The deposition parameters that define the line

The technical heart of these SME entries is not generic 'etch and deposition tools.' It is specific process-physics thresholds. The rule controls, for example, certain chemical-vapor-deposition equipment designed to deposit a film containing silicon and carbon with a dielectric constant (k) of less than 5.3, into lateral openings of less than 70 nanometers, at aspect ratios greater than 5:1 (depth to width), with a feature-to-feature pitch of less than 100 nanometers. Those four parameters together describe a low-k gap-fill capability that is genuinely a leading-edge interconnect process step, not a legacy one. By writing the control around k less than 5.3, sub-70-nanometer openings, greater-than-5:1 aspect ratios, and sub-100-nanometer pitch, BIS targets the equipment that enables advanced back-end-of-line structures while leaving more relaxed-geometry deposition tools outside the entry. This is the same parameter-first philosophy seen in the 3A090 logic controls: the rule reaches a capability, defined numerically, rather than a brand or a category.

The 'advanced-node IC' definition that everything hinges on

The SME controls are anchored to the defined term 'advanced-node integrated circuits,' and that definition is itself a parameter set. An advanced-node IC is one meeting any of three tests: a logic IC produced at a technology node of 16/14 nanometers or less; a NOT-AND (NAND) memory IC with 128 layers or more; or a dynamic random-access memory (DRAM) IC produced at an 18-nanometer half-pitch or less. Each branch was chosen to separate genuinely advanced production from the kind of mature output widely available on the open market. The 128-layer NAND figure in particular was set high enough to distinguish advanced 3D NAND from commodity memory. Because the SME controls bite on equipment 'essential to producing' advanced-node ICs as defined, this three-pronged definition is load-bearing: change the node, layer, or half-pitch numbers and the entire scope of which tools are controlled moves with them.

Why the AT-only entries stayed in

The 2023 rule also resolved a fight over scope.

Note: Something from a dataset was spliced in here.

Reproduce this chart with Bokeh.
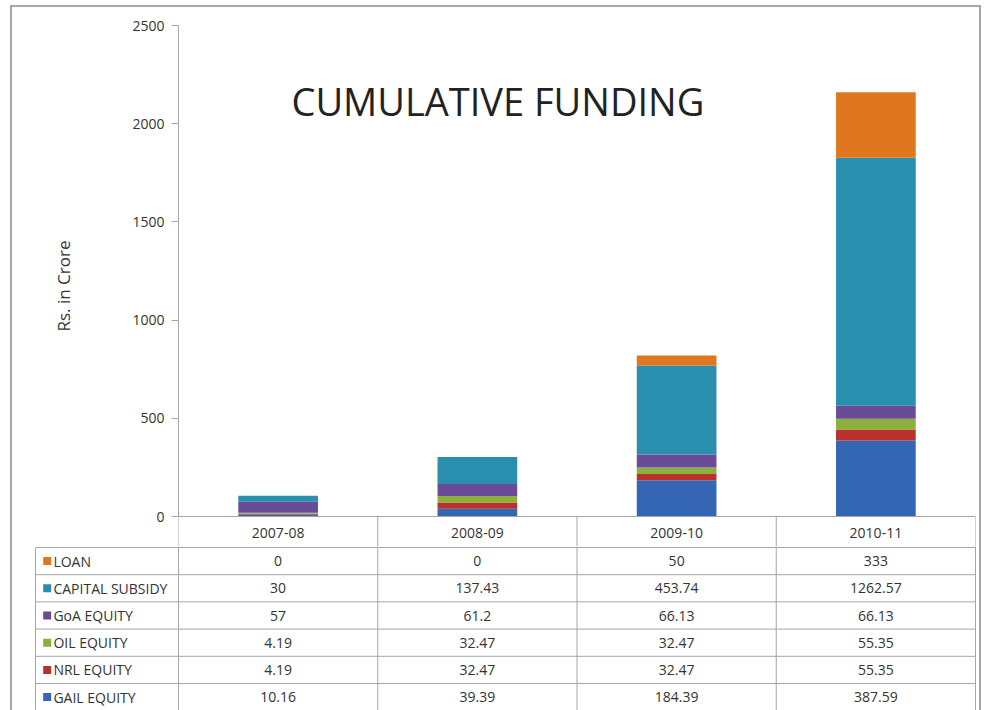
from bokeh.plotting import figure
from bokeh.models import FactorRange, Range1d, FixedTicker, Label, ColumnDataSource
from bokeh.layouts import column
from bokeh.core.properties import value
from bokeh.embed import file_html
from bokeh.resources import INLINE

# ---- data ----
years = ["2007-08", "2008-09", "2009-10", "2010-11"]
gail_equity = [10.16, 39.39, 184.39, 387.59]
nrl_equity = [4.19, 32.47, 32.47, 55.35]
oil_equity = [4.19, 32.47, 32.47, 55.35]
goa_equity = [57, 61.2, 66.13, 66.13]
capital_subsidy = [30, 137.43, 453.74, 1262.57]
loan = [0, 0, 50, 333]
series_names = ["GAIL EQUITY", "NRL EQUITY", "OIL EQUITY", "GoA EQUITY", "CAPITAL SUBSIDY", "LOAN"]
series_colors = ["#3466b3", "#b8312d", "#8cb03c", "#6a4b98", "#2a8fae", "#e0771f"]
y_ticks = [0, 500, 1000, 1500, 2000, 2500]
title_text = "CUMULATIVE FUNDING"
y_label = "Rs. in Crore"

FONT = "Open Sans"
TXT = "#333333"
GRID = "#a6a6a6"

series_values = [gail_equity, nrl_equity, oil_equity, goa_equity, capital_subsidy, loan]
data = {"year": years}
for n, v in zip(series_names, series_values):
    data[n] = v
source = ColumnDataSource(data)

ncol = len(years)
px_per_unit = 491 / 2500
below_px = 30                      # header row (years) lives in the chart figure
below = below_px / px_per_unit

# ---- chart ----
p = figure(width=967, height=509 + below_px, x_range=FactorRange(*years),
           y_range=Range1d(-below, 2500),
           output_backend="svg", toolbar_location=None, x_axis_location=None,
           min_border_left=166, min_border_right=4, min_border_top=18, min_border_bottom=0,
           frame_align=False)
p.vbar_stack(series_names, x="year", width=0.4, color=series_colors, source=source,
             line_color=None)
# table top line, header column lines and year labels
p.segment(x0=[0], y0=[0], x1=[ncol], y1=[0], line_color=GRID, line_width=1)
p.segment(x0=list(range(ncol + 1)), y0=[0] * (ncol + 1), x1=list(range(ncol + 1)),
          y1=[-below] * (ncol + 1), line_color=GRID, line_width=1)
p.text(x=years, y=[-16 / px_per_unit] * ncol, text=years,
       text_font=value(FONT), text_font_size="14px", text_color=TXT,
       text_align="center", text_baseline="middle")
p.xgrid.visible = False
p.ygrid.visible = False
p.outline_line_color = None
p.background_fill_color = "white"
p.border_fill_color = "white"

ya = p.yaxis[0]
ya.ticker = FixedTicker(ticks=y_ticks)
ya.bounds = (0, 2500)
ya.axis_line_color = GRID
ya.major_tick_line_color = GRID
ya.major_tick_out = 7
ya.major_tick_in = 0
ya.minor_tick_line_color = None
ya.major_label_text_font = FONT
ya.major_label_text_font_size = "14px"
ya.major_label_text_color = TXT
ya.major_label_standoff = 7
ya.axis_label = y_label
ya.axis_label_text_font = FONT
ya.axis_label_text_font_size = "17px"
ya.axis_label_text_font_style = "normal"
ya.axis_label_text_color = TXT
ya.axis_label_standoff = 54

p.add_layout(Label(x=1.603, y=2118, text=title_text, text_font=FONT,
                   text_font_size="38px", text_color="#222222",
                   text_align="center", text_baseline="alphabetic"))

# ---- data table (y in pixels below the zero line) ----
tbl_top = below_px
tbl_bot = 194
t = figure(width=967, height=tbl_bot - tbl_top, x_range=Range1d(-0.7277, 4.01),
           y_range=Range1d(tbl_bot, tbl_top),
           output_backend="svg", toolbar_location=None, x_axis_location=None,
           y_axis_location=None, min_border_left=21, min_border_right=2,
           min_border_top=0, min_border_bottom=0, frame_align=False)
t.xgrid.visible = False
t.ygrid.visible = False
t.outline_line_color = None
t.background_fill_color = "white"
t.border_fill_color = "white"

label_left = -0.7177
header_bot = 31
nrows = len(series_names)
row_h = 27.2

# grid lines
x0, y0, x1, y1 = [], [], [], []
for k in range(nrows):
    yy = header_bot + k * row_h
    x0.append(label_left); x1.append(ncol); y0.append(yy); y1.append(yy)
for c in range(ncol + 1):
    x0.append(c); x1.append(c); y0.append(tbl_top); y1.append(tbl_bot)
x0.append(label_left); x1.append(label_left); y0.append(header_bot); y1.append(tbl_bot)
t.segment(x0=x0, y0=y0, x1=x1, y1=y1, line_color=GRID, line_width=1)

# rows: top to bottom LOAN ... GAIL
order = list(range(nrows))[::-1]
for r, si in enumerate(order):
    yc = header_bot + (r + 0.5) * row_h
    t.scatter(x=[label_left + 0.0587], y=[yc], marker="square", size=8,
              fill_color=series_colors[si], line_color=None)
    t.text(x=[label_left + 0.09], y=[yc], text=[series_names[si]],
           text_font=value(FONT), text_font_size="14px", text_color=TXT,
           text_align="left", text_baseline="middle")
    vals = series_values[si]
    t.text(x=[i + 0.5 for i in range(ncol)], y=[yc] * ncol, text=[f"{v:g}" for v in vals],
           text_font=value(FONT), text_font_size="14px", text_color=TXT,
           text_align="center", text_baseline="middle")

layout = column(p, t, spacing=0, margin=(5, 0, 0, 10),
                styles={"border-top": "2px solid #a6a6a6",
                        "border-left": "2px solid #a6a6a6",
                        "border-right": "2px solid #a6a6a6"})
open("out.html", "w").write(file_html(layout, INLINE))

Commenters asked BIS to remove ECCNs 3B991 and 3B992, which are controlled only for anti-terrorism reasons, from the supercomputer and advanced-node end-use controls, arguing those entries cover legacy manufacturing and general-utility tools that did not require a license to China before October 2022. BIS declined, stating it was not aware of items in 3B991 that are unrelated to semiconductor device manufacturing. The refusal is significant because it keeps a broad band of equipment inside the end-use control net even where the underlying ECCN is otherwise lightly controlled, on the theory that the end use, building advanced-node capacity, is the concern rather than the tool's default classification. For anyone mapping which tools are reachable, the lesson is that 3B991 and 3B992 cannot be assumed safe simply because they carry only AT-level reasons for control; the end-use rules in part 744 can still capture them.

Parts, components, and the long reach of the entry

The 3B001 and 3B002 entries do not stop at whole machines. The controlled scope, as cross-referenced in later rules, sweeps in 'equipment' along with 'specially designed' 'parts,' 'components,' and 'accessories' described in the same entries, with carve-outs for specific sub-paragraphs. That matters because a leading-edge deposition or etch tool is a system of subsystems, and controlling only the assembled tool would leave the critical subassemblies free to flow. By naming specially designed parts and components, the entries reach the chambers, sources, and modules that give a tool its advanced capability, which is where much of the genuine know-how and bottleneck value sits. A compliance read of these ECCNs therefore has to go sub-paragraph by sub-paragraph, because the exceptions are as load-bearing as the inclusions; the entries explicitly except specific items such as portions of 3B001.a.4, c, d, and others, so two superficially similar parts can land on opposite sides of the line.

The conforming changes to the software and technology entries complete the picture. By revising 3D001, 3D002, 3D003, and 3E001 alongside the equipment move, BIS ensured that the software that operates these tools and the technology required to develop, produce, or use them carry license requirements parallel to the hardware. This is the same three-layer pattern that governs the advanced-computing logic controls: commodity, software, technology, each controlled in step so that an exporter cannot ship the know-how to build or run a controlled tool even where the physical tool is unavailable. The 2023 SME rule's lasting contribution is structural. By dissolving the bespoke 3B090 entry into the mainline 3B001 and 3B002 framework and tying everything to the three-pronged advanced-node IC definition, it turned a hurried 2022 control into a durable, parameter-anchored piece of the Commerce Control List that later rules could build on without re-litigating the basics.